** BEGIN **
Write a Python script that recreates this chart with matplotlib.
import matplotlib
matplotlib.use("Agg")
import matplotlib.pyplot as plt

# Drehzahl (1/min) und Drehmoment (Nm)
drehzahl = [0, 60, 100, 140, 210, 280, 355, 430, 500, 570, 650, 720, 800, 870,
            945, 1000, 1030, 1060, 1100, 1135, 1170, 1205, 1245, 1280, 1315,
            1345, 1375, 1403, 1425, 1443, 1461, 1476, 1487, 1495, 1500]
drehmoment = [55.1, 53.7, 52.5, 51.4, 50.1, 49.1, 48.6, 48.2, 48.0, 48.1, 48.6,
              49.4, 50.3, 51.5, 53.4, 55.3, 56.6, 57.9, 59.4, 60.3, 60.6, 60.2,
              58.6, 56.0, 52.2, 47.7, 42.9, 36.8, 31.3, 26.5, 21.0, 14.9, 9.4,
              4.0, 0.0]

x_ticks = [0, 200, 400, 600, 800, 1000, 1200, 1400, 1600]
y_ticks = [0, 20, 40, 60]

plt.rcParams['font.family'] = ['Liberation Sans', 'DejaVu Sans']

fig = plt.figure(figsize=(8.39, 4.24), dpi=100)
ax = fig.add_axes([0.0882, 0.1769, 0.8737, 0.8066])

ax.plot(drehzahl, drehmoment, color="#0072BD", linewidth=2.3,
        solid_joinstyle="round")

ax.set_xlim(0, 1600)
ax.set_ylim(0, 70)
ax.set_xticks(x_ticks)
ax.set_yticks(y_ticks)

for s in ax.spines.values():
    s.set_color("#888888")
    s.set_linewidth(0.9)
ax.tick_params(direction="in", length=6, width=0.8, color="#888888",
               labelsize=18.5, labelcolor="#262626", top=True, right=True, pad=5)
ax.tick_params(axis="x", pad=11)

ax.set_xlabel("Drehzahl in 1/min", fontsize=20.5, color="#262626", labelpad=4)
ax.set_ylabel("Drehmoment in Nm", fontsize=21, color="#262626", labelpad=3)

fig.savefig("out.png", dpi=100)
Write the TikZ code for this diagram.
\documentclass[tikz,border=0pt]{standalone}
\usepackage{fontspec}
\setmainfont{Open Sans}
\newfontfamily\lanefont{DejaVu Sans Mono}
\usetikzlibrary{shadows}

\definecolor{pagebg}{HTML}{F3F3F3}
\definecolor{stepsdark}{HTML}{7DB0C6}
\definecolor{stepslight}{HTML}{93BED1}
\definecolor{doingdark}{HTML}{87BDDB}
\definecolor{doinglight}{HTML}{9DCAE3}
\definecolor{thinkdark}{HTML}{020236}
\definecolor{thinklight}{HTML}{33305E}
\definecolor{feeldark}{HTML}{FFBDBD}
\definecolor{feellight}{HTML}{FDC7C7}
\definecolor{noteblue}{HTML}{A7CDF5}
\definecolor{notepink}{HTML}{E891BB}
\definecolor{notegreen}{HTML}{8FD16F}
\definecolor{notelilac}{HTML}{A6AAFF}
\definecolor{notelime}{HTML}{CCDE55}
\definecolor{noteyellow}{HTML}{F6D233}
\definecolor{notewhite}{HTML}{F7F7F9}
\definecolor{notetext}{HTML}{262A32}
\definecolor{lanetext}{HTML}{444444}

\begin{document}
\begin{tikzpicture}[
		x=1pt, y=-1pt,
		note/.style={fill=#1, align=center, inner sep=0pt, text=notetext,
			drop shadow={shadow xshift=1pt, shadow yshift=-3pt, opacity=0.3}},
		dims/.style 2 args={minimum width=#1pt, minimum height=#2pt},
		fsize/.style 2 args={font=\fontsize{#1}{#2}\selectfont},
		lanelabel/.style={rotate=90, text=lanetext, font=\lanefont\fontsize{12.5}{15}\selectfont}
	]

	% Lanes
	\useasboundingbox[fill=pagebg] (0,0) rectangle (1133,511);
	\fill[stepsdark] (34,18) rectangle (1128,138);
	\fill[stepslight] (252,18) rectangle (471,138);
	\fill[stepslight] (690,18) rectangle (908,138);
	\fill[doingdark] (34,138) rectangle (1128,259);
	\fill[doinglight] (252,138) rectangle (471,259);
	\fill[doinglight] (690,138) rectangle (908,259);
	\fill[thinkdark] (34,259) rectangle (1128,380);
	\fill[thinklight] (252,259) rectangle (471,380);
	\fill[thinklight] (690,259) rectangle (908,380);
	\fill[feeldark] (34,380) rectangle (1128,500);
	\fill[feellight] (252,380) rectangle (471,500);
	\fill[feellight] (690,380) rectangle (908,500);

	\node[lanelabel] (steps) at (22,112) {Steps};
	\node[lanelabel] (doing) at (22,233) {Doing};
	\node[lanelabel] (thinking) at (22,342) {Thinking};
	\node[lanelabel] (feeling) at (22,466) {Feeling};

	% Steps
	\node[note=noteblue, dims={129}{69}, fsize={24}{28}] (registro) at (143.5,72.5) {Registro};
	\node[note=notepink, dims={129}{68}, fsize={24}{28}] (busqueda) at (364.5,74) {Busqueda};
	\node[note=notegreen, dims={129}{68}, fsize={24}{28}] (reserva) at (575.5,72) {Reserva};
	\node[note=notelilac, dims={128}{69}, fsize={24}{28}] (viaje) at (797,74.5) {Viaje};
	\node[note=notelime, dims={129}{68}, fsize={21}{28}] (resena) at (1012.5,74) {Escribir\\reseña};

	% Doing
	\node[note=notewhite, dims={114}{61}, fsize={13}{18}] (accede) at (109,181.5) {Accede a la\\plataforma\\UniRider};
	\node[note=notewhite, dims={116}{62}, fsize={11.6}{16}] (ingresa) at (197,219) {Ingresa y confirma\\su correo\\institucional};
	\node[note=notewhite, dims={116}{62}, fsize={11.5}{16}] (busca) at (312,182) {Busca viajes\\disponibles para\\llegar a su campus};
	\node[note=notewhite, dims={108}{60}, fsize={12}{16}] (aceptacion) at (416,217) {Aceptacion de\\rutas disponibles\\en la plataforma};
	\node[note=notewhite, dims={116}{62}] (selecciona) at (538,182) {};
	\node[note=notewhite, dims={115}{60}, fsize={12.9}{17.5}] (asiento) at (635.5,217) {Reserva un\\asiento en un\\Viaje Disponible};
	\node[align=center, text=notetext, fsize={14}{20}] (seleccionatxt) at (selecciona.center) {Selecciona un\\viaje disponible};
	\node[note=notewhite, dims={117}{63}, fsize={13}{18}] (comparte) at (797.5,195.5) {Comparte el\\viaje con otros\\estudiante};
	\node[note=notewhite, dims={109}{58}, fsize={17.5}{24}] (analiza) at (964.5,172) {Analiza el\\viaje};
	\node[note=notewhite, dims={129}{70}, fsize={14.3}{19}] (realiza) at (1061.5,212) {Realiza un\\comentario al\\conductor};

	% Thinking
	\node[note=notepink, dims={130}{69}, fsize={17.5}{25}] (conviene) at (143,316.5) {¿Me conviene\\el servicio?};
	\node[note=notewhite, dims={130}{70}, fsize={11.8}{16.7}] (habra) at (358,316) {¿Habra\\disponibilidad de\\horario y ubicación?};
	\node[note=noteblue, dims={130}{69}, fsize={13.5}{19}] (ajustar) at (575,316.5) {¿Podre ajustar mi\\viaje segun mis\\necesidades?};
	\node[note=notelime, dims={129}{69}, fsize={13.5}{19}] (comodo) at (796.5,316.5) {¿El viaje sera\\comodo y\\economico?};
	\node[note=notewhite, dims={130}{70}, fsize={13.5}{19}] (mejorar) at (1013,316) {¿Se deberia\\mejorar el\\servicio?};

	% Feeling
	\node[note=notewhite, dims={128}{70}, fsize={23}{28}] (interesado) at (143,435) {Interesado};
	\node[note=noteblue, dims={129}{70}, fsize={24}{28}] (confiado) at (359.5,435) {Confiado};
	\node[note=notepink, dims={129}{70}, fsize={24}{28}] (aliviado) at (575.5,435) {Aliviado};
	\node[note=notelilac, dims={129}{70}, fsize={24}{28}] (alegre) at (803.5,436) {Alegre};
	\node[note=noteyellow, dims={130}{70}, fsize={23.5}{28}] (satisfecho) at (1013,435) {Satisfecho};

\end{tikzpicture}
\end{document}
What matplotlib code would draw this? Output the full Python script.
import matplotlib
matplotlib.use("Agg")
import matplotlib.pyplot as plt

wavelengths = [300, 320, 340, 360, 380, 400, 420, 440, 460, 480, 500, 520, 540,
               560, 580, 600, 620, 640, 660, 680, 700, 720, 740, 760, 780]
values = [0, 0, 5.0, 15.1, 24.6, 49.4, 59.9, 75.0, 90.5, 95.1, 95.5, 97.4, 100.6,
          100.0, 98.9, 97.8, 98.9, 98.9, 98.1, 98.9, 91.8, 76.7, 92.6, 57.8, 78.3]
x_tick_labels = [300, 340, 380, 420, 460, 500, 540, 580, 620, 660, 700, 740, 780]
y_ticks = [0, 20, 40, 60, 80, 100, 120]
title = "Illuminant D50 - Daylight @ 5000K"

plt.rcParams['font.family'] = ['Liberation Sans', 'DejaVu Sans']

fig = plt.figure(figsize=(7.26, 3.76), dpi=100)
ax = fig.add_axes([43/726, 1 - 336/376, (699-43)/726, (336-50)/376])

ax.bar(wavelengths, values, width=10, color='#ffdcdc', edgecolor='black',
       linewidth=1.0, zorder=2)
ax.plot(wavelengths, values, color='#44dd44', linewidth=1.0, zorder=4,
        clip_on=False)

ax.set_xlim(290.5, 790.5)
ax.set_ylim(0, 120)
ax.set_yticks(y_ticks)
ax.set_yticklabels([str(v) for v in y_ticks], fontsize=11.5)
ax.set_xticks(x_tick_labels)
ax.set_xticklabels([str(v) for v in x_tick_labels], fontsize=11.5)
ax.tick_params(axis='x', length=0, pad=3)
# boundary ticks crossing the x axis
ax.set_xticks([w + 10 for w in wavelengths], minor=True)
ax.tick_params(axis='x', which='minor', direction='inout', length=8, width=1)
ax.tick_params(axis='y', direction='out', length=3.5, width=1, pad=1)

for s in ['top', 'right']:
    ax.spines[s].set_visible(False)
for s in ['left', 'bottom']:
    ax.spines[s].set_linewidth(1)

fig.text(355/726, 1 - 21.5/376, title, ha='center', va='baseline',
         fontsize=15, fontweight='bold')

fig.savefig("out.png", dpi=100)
** END **
• EXERCISE DESCRIPTION
Extract from the listing above the lines between the line containing "What matplotlib code" and the line containing "ax = fig.add_axes([43/726, 1", keeping both of those lines. Output nothing else.

• SOLUTION FOR THIS EXERCISE
What matplotlib code would draw this? Output the full Python script.
import matplotlib
matplotlib.use("Agg")
import matplotlib.pyplot as plt

wavelengths = [300, 320, 340, 360, 380, 400, 420, 440, 460, 480, 500, 520, 540,
               560, 580, 600, 620, 640, 660, 680, 700, 720, 740, 760, 780]
values = [0, 0, 5.0, 15.1, 24.6, 49.4, 59.9, 75.0, 90.5, 95.1, 95.5, 97.4, 100.6,
          100.0, 98.9, 97.8, 98.9, 98.9, 98.1, 98.9, 91.8, 76.7, 92.6, 57.8, 78.3]
x_tick_labels = [300, 340, 380, 420, 460, 500, 540, 580, 620, 660, 700, 740, 780]
y_ticks = [0, 20, 40, 60, 80, 100, 120]
title = "Illuminant D50 - Daylight @ 5000K"

plt.rcParams['font.family'] = ['Liberation Sans', 'DejaVu Sans']

fig = plt.figure(figsize=(7.26, 3.76), dpi=100)
ax = fig.add_axes([43/726, 1 - 336/376, (699-43)/726, (336-50)/376])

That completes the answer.